Solo per completezza, giova aggiungere che, anche a prescindere dalla già acclarata mancanza di una relazione funzionale degli immobili con lo svolgimento di un’attività commerciale che sia imputata alla società, neppure risulta dedotto che gli stessi beni, oggettivamente, rientrino tra gli immobili strumentali per natura, avuto anche riguardo al contenuto della circolare n. 39/E del 15 aprile 2008 dell’Agenzia delle Entrate, nonché della risoluzione n. 280 del 4 luglio 2008, da cui si evince che questi ultimi coincidono con quelli iscritti nei gruppi catastali B (uso alloggi collettivi), C (destinazione commerciale ordinaria, (destinazione speciale, es. opifici, alberghi, teatri, istituti di credito, etc.) ed E (destinazione particolare, es. stazioni per servizi di trasporto, ponti comunali e provinciali soggetti a pedaggio, etc.), nonché nella categoria A/10 (uffici e studi privati).
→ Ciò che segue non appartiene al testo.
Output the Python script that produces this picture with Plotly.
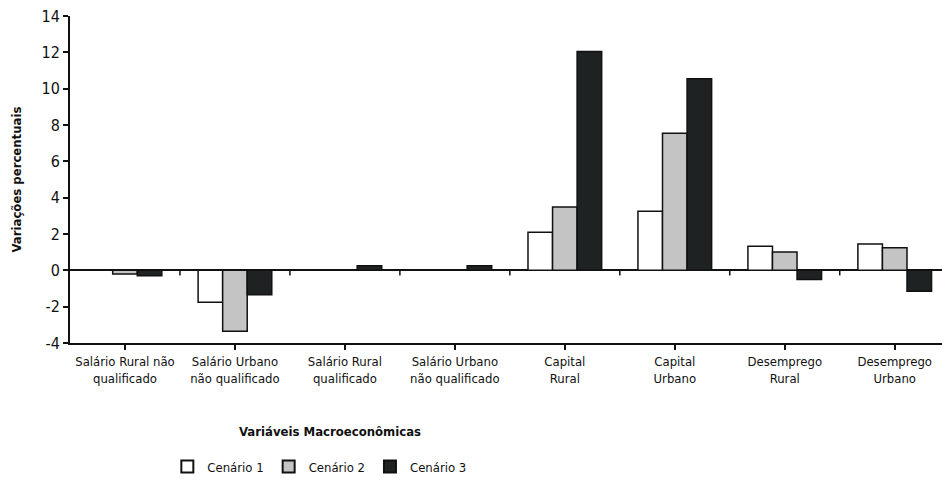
import plotly.graph_objects as go

categories = ["Salário Rural não<br>qualificado", "Salário Urbano<br>não qualificado",
              "Salário Rural<br>qualificado", "Salário Urbano<br>não qualificado",
              "Capital<br>Rural", "Capital<br>Urbano", "Desemprego<br>Rural", "Desemprego<br>Urbano"]
cenario1 = [0.0, -1.75, 0.0, 0.0, 2.1, 3.25, 1.32, 1.45]
cenario2 = [-0.2, -3.35, 0.0, 0.0, 3.48, 7.55, 1.01, 1.25]
cenario3 = [-0.3, -1.35, 0.25, 0.25, 12.05, 10.55, -0.5, -1.15]
series_names = ["Cenário 1", "Cenário 2", "Cenário 3"]
colors = ["#ffffff", "#c4c4c4", "#1e2222"]
y_ticks = [-4, -2, 0, 2, 4, 6, 8, 10, 12, 14]
y_ticklabels = ["-4", "-2", "0", "2", "4", "6", "8", "10", "12", "14"]

FONT = "DejaVu Sans Condensed, Liberation Sans Narrow, Arial Narrow, sans-serif"
x = list(range(len(categories)))

fig = go.Figure()
for name, vals, col in zip(series_names, [cenario1, cenario2, cenario3], colors):
    fig.add_trace(go.Bar(x=x, y=vals, name=name,
                         marker=dict(color=col, line=dict(color="#111111", width=1.5))))

shapes = []
for i in range(1, len(categories)):
    shapes.append(dict(type="line", xref="x", yref="y", x0=i - 0.5, x1=i - 0.5,
                       y0=0, y1=-0.28, line=dict(color="#111111", width=1.5)))

fig.update_layout(
    width=942, height=483,
    margin=dict(l=70, r=0, t=16, b=140),
    paper_bgcolor="white", plot_bgcolor="white",
    barmode="group", bargap=0.33, bargroupgap=0,
    font=dict(family=FONT, color="#111111", size=13),
    showlegend=True,
    legend=dict(orientation="h", xref="container", yref="container",
                x=0.339, y=0.003, xanchor="center", yanchor="bottom",
                font=dict(size=13, family=FONT), itemsizing="constant",
                traceorder="normal", itemwidth=30, tracegroupgap=0),
    shapes=shapes,
    annotations=[
        dict(text="<b>Variações percentuais</b>", xref="paper", yref="paper",
             x=-0.0608, y=0.5, textangle=-90, showarrow=False,
             xanchor="center", yanchor="middle", font=dict(size=13, family=FONT)),
        dict(text="<b>Variáveis Macroeconômicas</b>", xref="paper", yref="paper",
             x=0.298, y=-0.27, showarrow=False,
             xanchor="center", yanchor="middle", font=dict(size=13, family=FONT)),
    ],
)
fig.update_xaxes(
    range=[-0.5, 7.43], tickmode="array", tickvals=x, ticktext=categories,
    tickson="boundaries", ticks="outside", ticklen=5, tickwidth=1.5, tickcolor="#111111",
    showline=True, linecolor="#111111", linewidth=2, showgrid=False, zeroline=False,
    tickfont=dict(size=13, family=FONT), automargin=False,
)
fig.update_yaxes(
    range=[-4, 14], tickmode="array", tickvals=y_ticks, ticktext=y_ticklabels,
    ticks="outside", ticklen=5, tickwidth=1.5, tickcolor="#111111",
    showline=True, linecolor="#111111", linewidth=2, showgrid=False,
    zeroline=True, zerolinecolor="#111111", zerolinewidth=1.5,
    tickfont=dict(size=16, family=FONT), automargin=False,
)
# remove the default 8px page margin so the 942x483 figure fills the window
fig.write_html("out.html", config={"displayModeBar": False},
               post_script="document.body.style.margin='0';")
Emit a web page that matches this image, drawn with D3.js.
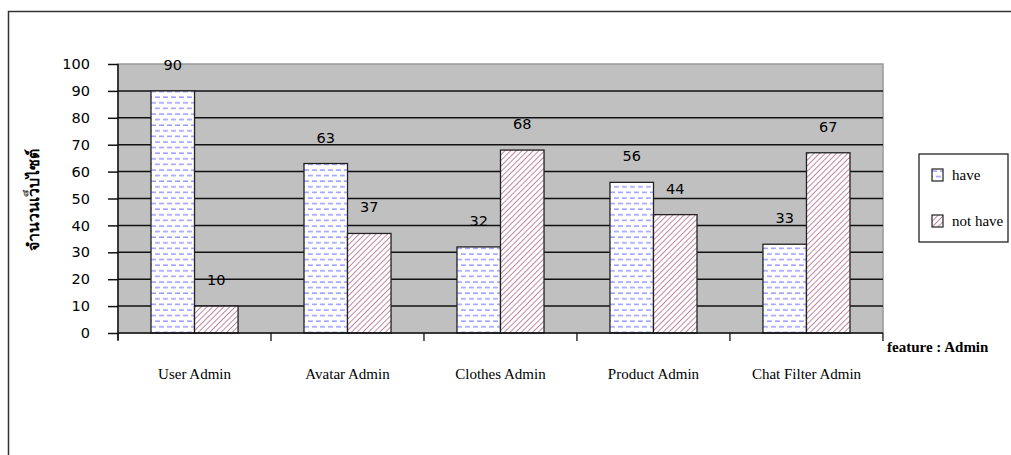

E’ utile infine aggiungere che tra le medesime parti, per fattispecie analoga ma relativamente ad altra annualità d’imposta, questa Corte ha accolto il ricorso del contribuente, precisando che ” In tema di redditi d’impresa, i beni immobili non strumentali né riconducibili ai beni-merce agli effetti del D.P.R. n. 917 del 1986, art. 57 (ora 90) – che prevede l’indeducibilità dei relativi costi ed il concorso alla formazione del reddito secondo la disciplina sui redditi fondiari – vanno individuati in ragione della loro natura e della destinazione all’attività di produzione o di scambio oggetto dell’attività d’impresa, con la conseguenza che qualora gli stessi non siano correlati allo svolgimento di un’attività produttiva di reddito d’impresa, non solo non possono ritenersi beni-merce, ma neppure beni strumentali per destinazione. (In applicazione del principio, la S.C., sul presupposto che la semplice attività di locazione di appartamenti, quand’anche svolta da un’impresa, non consenta di qualificare come strumentali i beni immobili dati in godimento, ha cassato la decisione impugnata, che aveva ritenuto irrilevante, ai fini dell’indeducibilità, l’impiego degli immobili in questione da parte della società in un’attività commerciale).” (Cass., Sez. 5 -, Ordinanza n. 23987 del 29/10/2020).

Il primo motivo di ricorso è quindi fondato e va accolto, cassando di conseguenza la sentenza impugnata, con rinvio al giudice di merito che, premesso ogni necessario accertamento, applicherà i principi sopra esposti e provvederà anche alla liquidazione delle spese del giudizio di legittimità.

PQM

Accoglie il primo motivo e rigetta il secondo;

cassa la sentenza impugnata in relazione al motivo accolto e rinvia alla Commissione tributaria regionale dell’Umbria, cui demanda di provvedere anche sulle spese del giudizio di legittimità.

Così deciso in Roma, nella camera di consiglio, il 28 aprile 2021.